*Task to carry out*. Send back exactly the lines from the opening line of the records below through the one with "anchor=base] (lsocia) at".

*Plotting code records*.
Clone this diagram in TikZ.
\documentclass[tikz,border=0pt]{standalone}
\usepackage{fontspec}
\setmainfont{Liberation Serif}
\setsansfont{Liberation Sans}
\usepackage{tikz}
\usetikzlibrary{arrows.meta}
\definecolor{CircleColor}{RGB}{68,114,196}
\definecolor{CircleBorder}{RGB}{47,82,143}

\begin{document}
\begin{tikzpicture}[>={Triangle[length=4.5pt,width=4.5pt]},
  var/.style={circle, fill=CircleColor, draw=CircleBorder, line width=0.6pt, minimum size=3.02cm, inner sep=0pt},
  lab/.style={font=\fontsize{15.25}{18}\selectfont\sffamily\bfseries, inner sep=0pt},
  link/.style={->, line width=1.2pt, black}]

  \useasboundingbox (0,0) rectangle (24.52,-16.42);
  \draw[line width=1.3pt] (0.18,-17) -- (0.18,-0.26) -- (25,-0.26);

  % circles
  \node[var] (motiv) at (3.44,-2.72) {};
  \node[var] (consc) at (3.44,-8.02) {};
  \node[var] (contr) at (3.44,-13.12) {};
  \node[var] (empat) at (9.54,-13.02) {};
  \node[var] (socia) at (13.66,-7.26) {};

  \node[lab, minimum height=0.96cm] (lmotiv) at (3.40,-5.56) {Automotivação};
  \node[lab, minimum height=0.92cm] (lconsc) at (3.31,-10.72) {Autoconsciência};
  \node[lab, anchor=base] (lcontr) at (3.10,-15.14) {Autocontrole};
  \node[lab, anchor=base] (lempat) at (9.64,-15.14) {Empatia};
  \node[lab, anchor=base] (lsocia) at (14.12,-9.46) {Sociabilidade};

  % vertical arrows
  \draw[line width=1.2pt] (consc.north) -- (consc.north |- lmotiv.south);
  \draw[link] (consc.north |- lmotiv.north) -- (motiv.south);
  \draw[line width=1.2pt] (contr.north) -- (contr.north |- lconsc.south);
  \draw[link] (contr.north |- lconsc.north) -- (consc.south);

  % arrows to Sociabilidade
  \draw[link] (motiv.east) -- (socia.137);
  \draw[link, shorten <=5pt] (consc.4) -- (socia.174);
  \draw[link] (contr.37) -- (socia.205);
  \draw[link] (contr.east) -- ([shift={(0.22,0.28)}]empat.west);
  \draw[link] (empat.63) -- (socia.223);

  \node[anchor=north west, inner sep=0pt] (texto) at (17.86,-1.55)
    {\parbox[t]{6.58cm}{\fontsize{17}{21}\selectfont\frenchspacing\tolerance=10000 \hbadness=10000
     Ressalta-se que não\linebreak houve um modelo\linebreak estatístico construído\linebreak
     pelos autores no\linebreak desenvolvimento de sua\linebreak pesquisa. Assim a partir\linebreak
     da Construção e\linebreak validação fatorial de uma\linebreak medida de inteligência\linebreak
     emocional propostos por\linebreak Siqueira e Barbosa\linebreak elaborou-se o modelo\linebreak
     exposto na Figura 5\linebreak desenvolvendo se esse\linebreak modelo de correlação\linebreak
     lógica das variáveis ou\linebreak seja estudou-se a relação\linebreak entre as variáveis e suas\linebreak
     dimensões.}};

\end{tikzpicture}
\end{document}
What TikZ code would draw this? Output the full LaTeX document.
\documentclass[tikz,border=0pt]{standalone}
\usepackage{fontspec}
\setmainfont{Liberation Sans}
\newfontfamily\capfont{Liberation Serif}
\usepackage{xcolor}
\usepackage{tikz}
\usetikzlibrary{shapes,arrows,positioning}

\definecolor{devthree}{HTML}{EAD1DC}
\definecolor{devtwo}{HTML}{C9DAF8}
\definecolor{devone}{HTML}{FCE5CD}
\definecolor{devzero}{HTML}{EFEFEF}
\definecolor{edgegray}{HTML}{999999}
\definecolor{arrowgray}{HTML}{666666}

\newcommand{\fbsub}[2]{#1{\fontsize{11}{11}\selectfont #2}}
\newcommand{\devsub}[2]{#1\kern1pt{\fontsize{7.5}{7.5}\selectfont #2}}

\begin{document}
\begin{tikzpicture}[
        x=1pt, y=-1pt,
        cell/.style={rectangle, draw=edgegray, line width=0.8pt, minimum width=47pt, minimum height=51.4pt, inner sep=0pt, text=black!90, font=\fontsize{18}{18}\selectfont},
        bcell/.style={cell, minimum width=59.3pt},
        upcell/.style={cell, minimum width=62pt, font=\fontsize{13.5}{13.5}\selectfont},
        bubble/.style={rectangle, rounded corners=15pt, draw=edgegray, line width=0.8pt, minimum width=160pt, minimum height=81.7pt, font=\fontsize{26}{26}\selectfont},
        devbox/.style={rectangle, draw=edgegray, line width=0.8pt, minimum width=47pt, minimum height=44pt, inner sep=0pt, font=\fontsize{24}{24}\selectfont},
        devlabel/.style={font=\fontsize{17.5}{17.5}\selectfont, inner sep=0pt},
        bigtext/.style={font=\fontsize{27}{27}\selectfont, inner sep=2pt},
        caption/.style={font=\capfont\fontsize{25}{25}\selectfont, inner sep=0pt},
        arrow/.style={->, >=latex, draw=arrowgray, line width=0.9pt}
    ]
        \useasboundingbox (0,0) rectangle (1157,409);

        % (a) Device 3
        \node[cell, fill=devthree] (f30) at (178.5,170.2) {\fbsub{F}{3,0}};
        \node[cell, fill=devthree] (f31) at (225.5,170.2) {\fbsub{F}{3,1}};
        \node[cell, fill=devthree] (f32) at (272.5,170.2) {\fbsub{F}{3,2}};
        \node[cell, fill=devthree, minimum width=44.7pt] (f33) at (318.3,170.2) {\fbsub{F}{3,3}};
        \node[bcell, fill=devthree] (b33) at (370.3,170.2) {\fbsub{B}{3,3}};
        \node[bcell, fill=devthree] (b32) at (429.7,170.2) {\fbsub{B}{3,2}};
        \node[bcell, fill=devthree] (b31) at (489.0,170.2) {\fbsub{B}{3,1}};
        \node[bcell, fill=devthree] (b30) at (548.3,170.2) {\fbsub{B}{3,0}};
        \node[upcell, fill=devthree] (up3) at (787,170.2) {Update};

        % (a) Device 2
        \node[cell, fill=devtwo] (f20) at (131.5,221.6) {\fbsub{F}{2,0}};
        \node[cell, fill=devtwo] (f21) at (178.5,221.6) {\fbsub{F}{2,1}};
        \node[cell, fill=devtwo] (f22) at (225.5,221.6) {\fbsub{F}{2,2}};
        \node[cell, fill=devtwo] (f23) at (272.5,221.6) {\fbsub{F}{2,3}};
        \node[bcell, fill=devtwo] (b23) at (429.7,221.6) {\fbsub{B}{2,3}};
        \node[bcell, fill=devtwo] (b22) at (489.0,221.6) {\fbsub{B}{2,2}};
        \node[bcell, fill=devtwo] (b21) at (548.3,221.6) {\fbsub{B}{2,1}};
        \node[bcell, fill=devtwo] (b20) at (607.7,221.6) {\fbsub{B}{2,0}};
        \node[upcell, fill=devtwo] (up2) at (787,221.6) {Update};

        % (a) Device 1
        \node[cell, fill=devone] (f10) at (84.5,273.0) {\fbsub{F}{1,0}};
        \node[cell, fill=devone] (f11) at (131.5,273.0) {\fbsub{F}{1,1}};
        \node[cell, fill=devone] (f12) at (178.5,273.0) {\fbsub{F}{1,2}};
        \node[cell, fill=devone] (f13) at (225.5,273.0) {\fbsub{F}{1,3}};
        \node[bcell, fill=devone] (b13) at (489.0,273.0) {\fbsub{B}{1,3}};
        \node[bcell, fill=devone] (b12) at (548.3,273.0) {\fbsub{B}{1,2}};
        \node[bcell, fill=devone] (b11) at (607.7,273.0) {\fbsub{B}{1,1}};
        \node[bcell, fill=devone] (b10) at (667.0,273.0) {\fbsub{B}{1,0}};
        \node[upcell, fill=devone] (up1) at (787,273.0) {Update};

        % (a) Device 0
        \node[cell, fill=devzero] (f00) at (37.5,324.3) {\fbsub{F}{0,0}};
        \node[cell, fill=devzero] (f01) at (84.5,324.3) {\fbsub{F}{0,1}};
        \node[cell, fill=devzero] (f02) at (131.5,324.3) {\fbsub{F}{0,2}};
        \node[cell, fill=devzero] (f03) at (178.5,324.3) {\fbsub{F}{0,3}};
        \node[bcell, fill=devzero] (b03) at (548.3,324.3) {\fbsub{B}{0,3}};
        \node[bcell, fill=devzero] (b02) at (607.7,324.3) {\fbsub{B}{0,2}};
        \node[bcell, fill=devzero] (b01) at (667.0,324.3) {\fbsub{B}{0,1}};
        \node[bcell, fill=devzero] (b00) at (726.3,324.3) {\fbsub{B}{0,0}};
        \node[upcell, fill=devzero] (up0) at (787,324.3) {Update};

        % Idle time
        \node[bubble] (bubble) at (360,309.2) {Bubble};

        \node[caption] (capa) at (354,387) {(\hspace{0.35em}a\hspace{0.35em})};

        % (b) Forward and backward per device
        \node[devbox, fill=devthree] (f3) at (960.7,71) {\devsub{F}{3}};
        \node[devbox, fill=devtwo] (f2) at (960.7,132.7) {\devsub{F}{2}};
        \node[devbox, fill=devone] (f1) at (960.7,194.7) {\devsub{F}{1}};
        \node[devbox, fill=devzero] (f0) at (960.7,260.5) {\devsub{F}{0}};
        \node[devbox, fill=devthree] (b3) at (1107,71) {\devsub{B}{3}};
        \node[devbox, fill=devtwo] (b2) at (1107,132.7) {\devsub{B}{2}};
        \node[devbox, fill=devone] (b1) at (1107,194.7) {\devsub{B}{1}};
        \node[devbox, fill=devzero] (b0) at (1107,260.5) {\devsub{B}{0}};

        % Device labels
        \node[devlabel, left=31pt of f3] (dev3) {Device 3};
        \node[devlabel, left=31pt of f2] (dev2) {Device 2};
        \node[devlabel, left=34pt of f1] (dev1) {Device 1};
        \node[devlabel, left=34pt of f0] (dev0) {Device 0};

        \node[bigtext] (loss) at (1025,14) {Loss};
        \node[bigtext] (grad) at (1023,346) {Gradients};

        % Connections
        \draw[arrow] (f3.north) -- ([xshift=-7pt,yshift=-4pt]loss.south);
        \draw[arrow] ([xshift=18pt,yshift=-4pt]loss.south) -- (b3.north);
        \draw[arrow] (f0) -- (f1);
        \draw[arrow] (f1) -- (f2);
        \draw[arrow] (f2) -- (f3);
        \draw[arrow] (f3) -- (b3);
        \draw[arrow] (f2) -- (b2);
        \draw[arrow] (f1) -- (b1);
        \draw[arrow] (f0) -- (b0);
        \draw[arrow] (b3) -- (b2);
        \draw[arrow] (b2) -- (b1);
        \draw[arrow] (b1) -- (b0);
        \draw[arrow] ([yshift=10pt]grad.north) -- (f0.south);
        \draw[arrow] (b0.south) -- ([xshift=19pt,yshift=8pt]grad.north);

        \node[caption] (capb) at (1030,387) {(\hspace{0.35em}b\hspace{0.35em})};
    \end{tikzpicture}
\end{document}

*Response*.
Clone this diagram in TikZ.
\documentclass[tikz,border=0pt]{standalone}
\usepackage{fontspec}
\setmainfont{Liberation Serif}
\setsansfont{Liberation Sans}
\usepackage{tikz}
\usetikzlibrary{arrows.meta}
\definecolor{CircleColor}{RGB}{68,114,196}
\definecolor{CircleBorder}{RGB}{47,82,143}

\begin{document}
\begin{tikzpicture}[>={Triangle[length=4.5pt,width=4.5pt]},
  var/.style={circle, fill=CircleColor, draw=CircleBorder, line width=0.6pt, minimum size=3.02cm, inner sep=0pt},
  lab/.style={font=\fontsize{15.25}{18}\selectfont\sffamily\bfseries, inner sep=0pt},
  link/.style={->, line width=1.2pt, black}]

  \useasboundingbox (0,0) rectangle (24.52,-16.42);
  \draw[line width=1.3pt] (0.18,-17) -- (0.18,-0.26) -- (25,-0.26);

  % circles
  \node[var] (motiv) at (3.44,-2.72) {};
  \node[var] (consc) at (3.44,-8.02) {};
  \node[var] (contr) at (3.44,-13.12) {};
  \node[var] (empat) at (9.54,-13.02) {};
  \node[var] (socia) at (13.66,-7.26) {};

  \node[lab, minimum height=0.96cm] (lmotiv) at (3.40,-5.56) {Automotivação};
  \node[lab, minimum height=0.92cm] (lconsc) at (3.31,-10.72) {Autoconsciência};
  \node[lab, anchor=base] (lcontr) at (3.10,-15.14) {Autocontrole};
  \node[lab, anchor=base] (lempat) at (9.64,-15.14) {Empatia};
  \node[lab, anchor=base] (lsocia) at (14.12,-9.46) {Sociabilidade};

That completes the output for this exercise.